4.1. Il motivo è infondato.

Nell’affermare la novità della domanda d’ingiustificato arricchimento, rispetto a quella di adempimento contrattuale proposta con il ricorso per decreto ingiuntivo, la sentenza impugnata si è infatti attenuta al principio, costantemente ribadito dalla giurisprudenza di legittimità, secondo cui, in quanto riguardanti diritti eterodeterminati, per la cui individuazione occorre fare riferimento ai fatti costitutivi delle rispettive pretese, le predette domande si differenziano sensibilmente tra loro, trovando fondamento in distinte entità, nessuna delle quali può dirsi potenzialmente contenente l’altra o in essa contenuta: nel proporre l’azione d’ingiustificato arricchimento, l’attore non si limita infatti a chiedere l’attribuzione di un bene giuridico diverso, cioè un indennizzo in luogo del corrispettivo pattuito, ma introduce nel giudizio gli elementi costitutivi di una diversa situazione giuridica, consistenti nel proprio depauperamento con altrui arricchimento e nel riconoscimento dell’utilità della prestazione, che risultano invece privi di rilievo nel rapporto contrattuale (cfr. Cass., Sez. 1, 19/10/2016, n. 21190; 2/08/2007, n. 17007; Cass., Sez. 3, 2/12/2004, n. 22667). In coerenza con tale principio, che il Collegio condivide ed intende ribadire anche in questa sede, la Corte territoriale ha correttamente negato ingresso alla pretesa in questione, indipendentemente dall’accettazione del contraddittorio ad opera del Comune, il cui comportamento processuale non poteva assumere alcun rilievo ai fini dell’ammissibilità della nuova domanda: nel regime, applicabile ratione temporis alla fattispecie in esame, introdotto dalla L. 26 novembre 1990, n. 353, che ha modificato gli artt. 183 e 184 cod. proc. civ., introducendo un rigido sistema di preclusioni processuali, la questione riguardante la novità delle domande risulta infatti interamente sottratta alla disponibilità delle parti, e ricondotta esclusivamente al rilievo d’ufficio da parte del giudice, in virtù del principio secondo cui il thema decidendum non è più modificabile dopo la chiusura della prima udienza di trattazione o dopo la scadenza del termine concesso dal giudice ai sensi dell’art. 183, comma 5, cit. (cfr. Cass., Sez. 2, 31/05/2017, n. 13769; 30/11/2011, n. 25598; Cass., Sez. 3, 24/01/2012, n. 947).

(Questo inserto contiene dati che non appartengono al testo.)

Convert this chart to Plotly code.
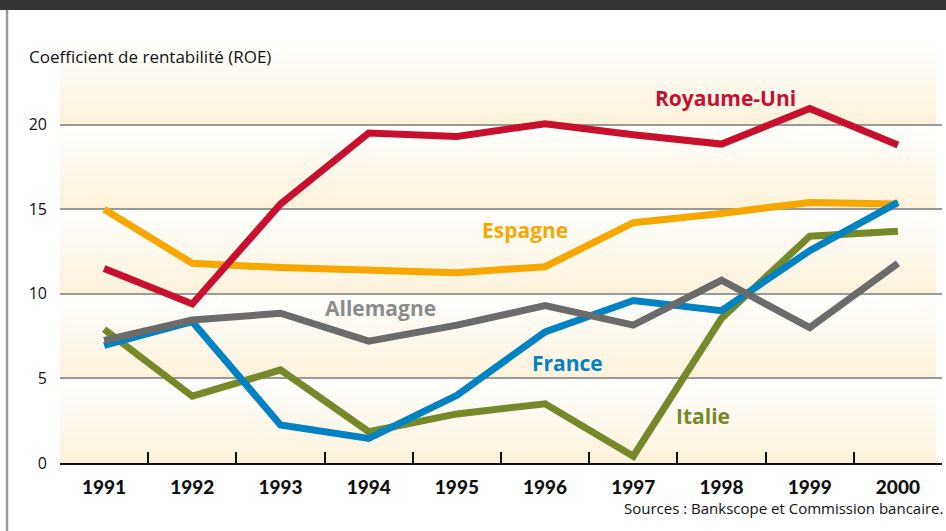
import plotly.graph_objects as go

# ---------------- data ----------------
years = ["1991", "1992", "1993", "1994", "1995", "1996", "1997", "1998", "1999", "2000"]
royaume_uni = [11.5, 9.4, 15.3, 19.5, 19.3, 20.05, 19.4, 18.85, 20.95, 18.8]
espagne = [15.0, 11.8, 11.55, 11.4, 11.25, 11.6, 14.2, 14.75, 15.4, 15.3]
allemagne = [7.25, 8.45, 8.85, 7.2, 8.15, 9.3, 8.15, 10.8, 8.0, 11.8]
france = [6.95, 8.35, 2.25, 1.45, 4.0, 7.75, 9.6, 9.0, 12.55, 15.4]
italie = [7.9, 3.95, 5.5, 1.85, 2.9, 3.5, 0.4, 8.55, 13.4, 13.7]
y_ticks = [0, 5, 10, 15, 20]

# ---------------- style ----------------
W, H = 946, 531
L, R, T, B = 60, 942, 40, 463  # plot area in px


def xp(px):
    return (px - L) / (R - L)


def yp(py):
    return (B - py) / (B - T)


C_RED = "#C8102E"
C_ORANGE = "#F6A800"
C_GRAY = "#6B6B6B"
C_BLUE = "#0082C3"
C_GREEN = "#76892A"

fig = go.Figure()

series = [
    ("Espagne", espagne, C_ORANGE),
    ("Italie", italie, C_GREEN),
    ("France", france, C_BLUE),
    ("Allemagne", allemagne, C_GRAY),
    ("Royaume-Uni", royaume_uni, C_RED),
]
for name, vals, col in series:
    fig.add_trace(go.Scatter(x=years, y=vals, mode="lines", name=name,
                             line=dict(color=col, width=7),
                             showlegend=False, hoverinfo="x+y+name"))

shapes = []
# banded gradient background (white at top of each band -> cream at bottom)
cream = (252, 242, 219)
N = 14
for b in range(5):
    for j in range(N):
        t = (j + 0.5) / N
        c = tuple(round(cream[k] * (1 - t) + 255 * t) for k in range(3))
        shapes.append(dict(type="rect", xref="paper", yref="y",
                           x0=0, x1=xp(936),
                           y0=5 * b + 5 * j / N, y1=5 * b + 5 * (j + 1) / N + 0.02,
                           fillcolor="rgb(%d,%d,%d)" % c, line=dict(width=0),
                           layer="below"))
# dark top bar
shapes.append(dict(type="rect", xref="paper", yref="paper",
                   x0=xp(0), x1=xp(W), y0=yp(10), y1=yp(0),
                   fillcolor="#353535", line=dict(width=0), layer="above"))
# left gray frame line
shapes.append(dict(type="line", xref="paper", yref="paper",
                   x0=xp(7), x1=xp(7), y0=yp(W), y1=yp(10),
                   line=dict(color="#9a9a9a", width=2.5), layer="above"))

annotations = [
    dict(text="Coefficient de rentabilité (ROE)", xref="paper", yref="paper",
         x=xp(27), y=yp(57), xanchor="left", yanchor="middle", showarrow=False,
         font=dict(family="Open Sans", size=17, color="#111111")),
    dict(text="Sources : Bankscope et Commission bancaire.", xref="paper", yref="paper",
         x=xp(945), y=yp(508), xanchor="right", yanchor="middle", showarrow=False,
         font=dict(family="Open Sans", size=15, color="#111111")),
]
labels = [
    ("Royaume-Uni", 7.05, 21.6, C_RED),
    ("Espagne", 4.77, 13.8, C_ORANGE),
    ("Allemagne", 3.13, 9.15, "#8C8C8C"),
    ("France", 5.25, 5.9, C_BLUE),
    ("Italie", 6.79, 2.77, C_GREEN),
]
for txt, x, y, col in labels:
    annotations.append(dict(text="<b>%s</b>" % txt, x=x, y=y, xref="x", yref="y",
                            showarrow=False, xanchor="center", yanchor="middle",
                            font=dict(family="Open Sans", size=21, color=col)))

fig.update_layout(
    width=W, height=H,
    margin=dict(l=L, r=W - R, t=T, b=H - B, pad=0),
    paper_bgcolor="white", plot_bgcolor="white",
    shapes=shapes, annotations=annotations,
    xaxis=dict(type="category", range=[-0.5, 9.5], tickson="boundaries",
               ticks="inside", ticklen=11, tickwidth=1.5, tickcolor="#111111",
               showline=True, linecolor="#111111", linewidth=1.5,
               showgrid=False, zeroline=False, ticklabelstandoff=6,
               tickfont=dict(family="Lato", size=19, color="#111111", weight=900)),
    yaxis=dict(range=[0, 25], tickvals=y_ticks, ticktext=[str(v) for v in y_ticks],
               showgrid=True, gridcolor="#9a9a9a", gridwidth=1.5,
               zeroline=False, showline=False, ticks="", ticklabelstandoff=12,
               tickfont=dict(family="Open Sans", size=16, color="#111111")),
)

fig.write_html("out.html", config={"displayModeBar": False},
               post_script="document.body.style.margin='0';document.body.style.overflow='hidden';")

  1. Il ricorso va pertanto rigettato, senza che occorra provvedere al regolamento delle spese processuali, avuto riguardo all’irrituale costituzione dell’intimato.

P.Q.M.

rigetta il ricorso.

Ai sensi dell’art. 13, comma 1-quater, del d.P.R. 30 maggio 2002, n. 115, inserito dall’art. 1, comma 17, della I. 24 dicembre 2012, n. 228, dà atto della sussistenza dei presupposti per il versamento, da parte dei ricorrenti, dell’ulteriore importo a titolo di contributo unificato pari a quello dovuto per il ricorso, a norma del comma 1-bis dello stesso art. 13.